そこで研究グループは、固体電解質内の水素イオンの移動が引き起こす電気化学現象を利用して動作する意思決定イオニクスデバイスを開発した。
意思決定イオニクスデバイスの基本構造は、水素イオンを輸送することが可能なナフィオンと呼ばれる固体電解質に白金電極を取り付けた構造であり、同デバイスには電流を印可したり電圧を測ったりする電気測定部、およびその計測制御とデータ処理をするためのコンピュータが接続している。
このイオニクスデバイスにパルス電流(2Hz)を印可すると、電極界面ではナフィオン内の水素イオンの移動に伴う電気化学現象(電気二重層の充電、酸化還元反応など)が起こるため、水素イオンや分子(水素、酸素、水など)の濃度変化が生じることによるキャパシタや濃淡電池の作用により、回路開放時に電位差(電圧)が生じる。固体電解質内で生じるこの電気化学現象を利用することにより、迅速に学習して適切な判断をする機能をデバイスに持たせた。正しい判断を繰り返すことで、一方向に反応が進み、イオンや分子の濃度が偏り、その判断をしやすくなる。
この仕組みを用いて、無線通信において、混雑した通信ネットワークの状況変化に適応して通信量を最大化するための最適な通信チャネル(周波数帯域)を選択することに成功したほか、複数の利用者が互いにチャネルを譲り合って全体の通信量を最大化するという、より高度な問題においても最適なチャネルの選択が可能であることを確認したという。

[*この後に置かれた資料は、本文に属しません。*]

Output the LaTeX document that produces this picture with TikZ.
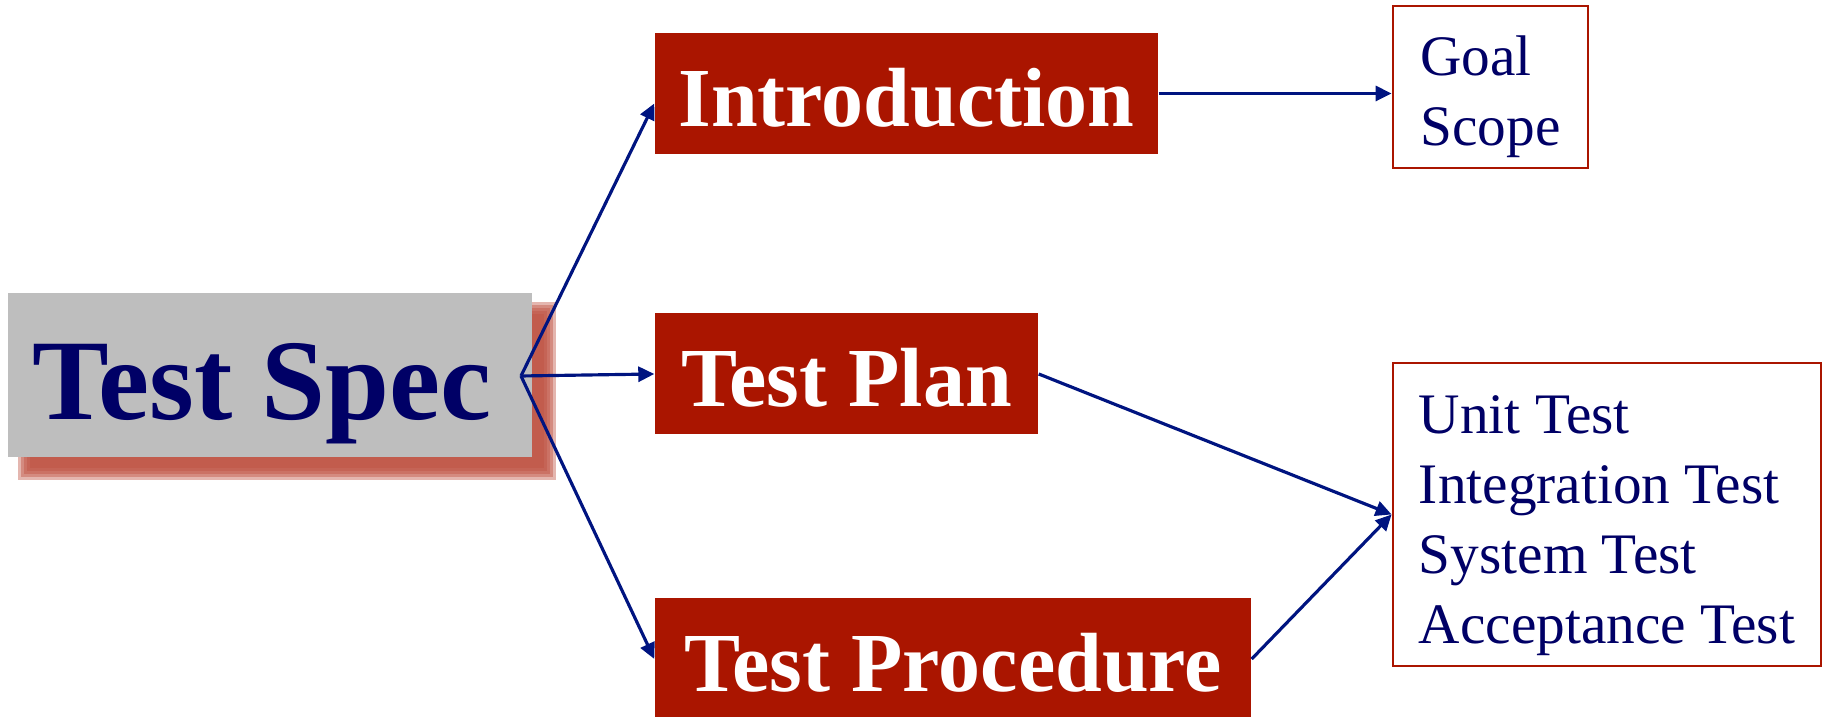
\documentclass[tikz,border=0pt]{standalone}
\usepackage{fontspec}
\setmainfont{Liberation Serif}
\usetikzlibrary{arrows.meta,calc,backgrounds}
\definecolor{boxred}{RGB}{170,21,0}
\definecolor{specgray}{RGB}{190,190,190}
\definecolor{shadered}{RGB}{190,80,64}
\definecolor{navy}{RGB}{0,0,102}
\definecolor{linkblue}{RGB}{0,20,128}
\begin{document}
\begin{tikzpicture}[>={Triangle[length=0.16cm,width=0.15cm]},
  part/.style={fill=boxred,text=white,font=\fontsize{23.9}{28}\selectfont\bfseries,
    inner sep=0pt,minimum height=1.21cm,text height=0.66cm,text depth=0cm},
  list/.style={draw=boxred,line width=0.8pt,text=navy,align=left,inner sep=0pt,
    font=\fontsize{16.3}{19.9}\selectfont},
  link/.style={->,draw=linkblue,line width=0.9pt}]
  \useasboundingbox (0,0) rectangle (18.29,-7.17);
  \node[fill=specgray,text=navy,font=\fontsize{32.7}{36}\selectfont\bfseries,inner sep=0pt,
    minimum width=5.24cm,minimum height=1.64cm,text height=0.9cm,text depth=0cm] (spec) at (2.70,-3.75) {Test Spec\hspace*{0.16cm}};
  \begin{scope}[on background layer]
    \foreach \r in {-0.06,-0.03,0,0.03,0.06}
      \fill[shadered,opacity=0.42] ($(spec.south west)+(0.17+\r,-0.16+\r)$) rectangle ($(spec.north east)+(0.17-\r,-0.16-\r)$);
  \end{scope}
  \node[part,minimum width=5.03cm] (intro) at (9.065,-0.935) {Introduction};
  \node[part,minimum width=3.83cm] (plan) at (8.465,-3.74) {Test Plan};
  \node[part,minimum width=5.96cm,minimum height=1.22cm] (proc) at (9.53,-6.59) {Test Procedure};
  \node[list,minimum width=1.95cm,minimum height=1.62cm] (goal) at (14.905,-0.87) {\rule{0pt}{0.6cm}Goal\\Scope};
  \node[list,minimum width=4.28cm,minimum height=3.03cm] (tests) at (16.07,-5.145)
    {\rule{0pt}{0.6cm}Unit Test\\Integration Test\\System Test\\Acceptance Test};
  \coordinate (fan) at (5.21,-3.76);
  \draw[link] (fan) -- ([yshift=-0.1cm]intro.west);
  \draw[link] (fan) -- (plan.west);
  \draw[link] (fan) -- (proc.west);
  \draw[link] (intro.east) -- (intro.east -| goal.west);
  \draw[link] (plan.east) -- (tests.west);
  \draw[link] (proc.east) -- (tests.west);
\end{tikzpicture}
\end{document}
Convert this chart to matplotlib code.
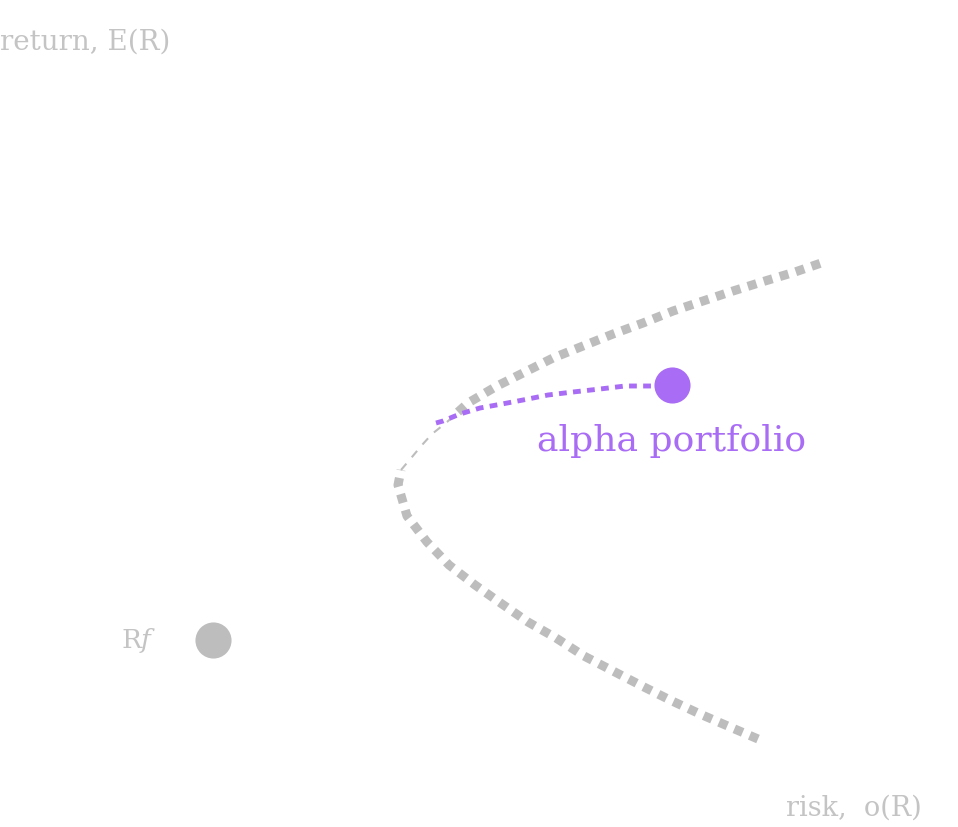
import matplotlib.pyplot as plt

# efficient frontier (risk, return), bottom branch -> top branch
lower_risk = [758, 730, 700, 670, 642, 613, 584, 556, 528, 502, 475, 449, 427, 407, 398, 401]
lower_ret = [88, 100, 113, 127, 141, 156, 171, 189, 205, 223, 242, 262, 285, 311, 342, 357]
gap_risk = [401, 412, 422, 432, 447, 458]
gap_ret = [357, 370, 382, 393, 405, 415]
upper_risk = [458, 468, 497, 525, 553, 583, 613, 643, 673, 703, 733, 765, 795, 827]
upper_ret = [415, 424, 441, 455, 469, 481, 493, 504, 516, 526, 536, 546, 555, 566]

# path toward the alpha portfolio
alpha_risk = [436, 443, 460, 480, 502, 523, 548, 573, 600, 625, 653, 672]
alpha_ret = [404, 406, 413, 419, 423, 427, 432, 435, 438, 441, 441, 442]

rf_point = (213, 187)
alpha_point = (672, 442)

grey = "#bdbdbd"
purple = "#a96cf5"
label_grey = "#c4c4c4"

plt.rcParams["font.family"] = ["DejaVu Serif"]
plt.rcParams["mathtext.fontset"] = "dejavuserif"

fig = plt.figure(figsize=(9.58, 8.28), dpi=100)
ax = fig.add_axes([0, 0, 1, 1])
ax.set_xlim(0, 958)
ax.set_ylim(0, 828)
ax.axis("off")

ax.plot(lower_risk, lower_ret, color=grey, linewidth=6.5, linestyle=(0, (1, 0.85)),
        dash_capstyle="butt")
ax.plot(gap_risk, gap_ret, color=grey, linewidth=1.5, linestyle=(0, (4, 4)))
ax.plot(upper_risk, upper_ret, color=grey, linewidth=6.5, linestyle=(0, (1, 0.85)),
        dash_capstyle="butt")

ax.plot(alpha_risk, alpha_ret, color=purple, linewidth=3.5, linestyle=(0, (1.6, 1.3)),
        dash_capstyle="butt")

ax.plot(*rf_point, "o", color=grey, markersize=26, markeredgewidth=0)
ax.plot(*alpha_point, "o", color=purple, markersize=26, markeredgewidth=0)

ax.text(alpha_point[0], alpha_point[1] - 55, "alpha portfolio", color=purple,
        fontsize=26, ha="center", va="center")
ax.text(rf_point[0] - 56, rf_point[1], "R$f$", color=label_grey,
        fontsize=19, ha="right", va="center")
ax.text(0, 786, "return, E(R)", color=label_grey, fontsize=20, ha="left", va="center")
ax.text(922, 20, "risk,  o(R)", color=label_grey, fontsize=19.5, ha="right", va="center")

fig.savefig("out.png", dpi=100, facecolor="white")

今後について研究グループは、同成果をもとに微細加工技術による高性能・高集積化などを行い、通信ネットワーク問題だけでなく、製造、金融取引など、報酬確率が異なる複数の選択肢から利用を最大化する選択を行う複雑な問題の解決を目指すとするほか、同技術を応用し、生物のようにプログラムなしでも動作する新しい原理のAIシステム(人工脳)の開発へと発展させる予定だとしている。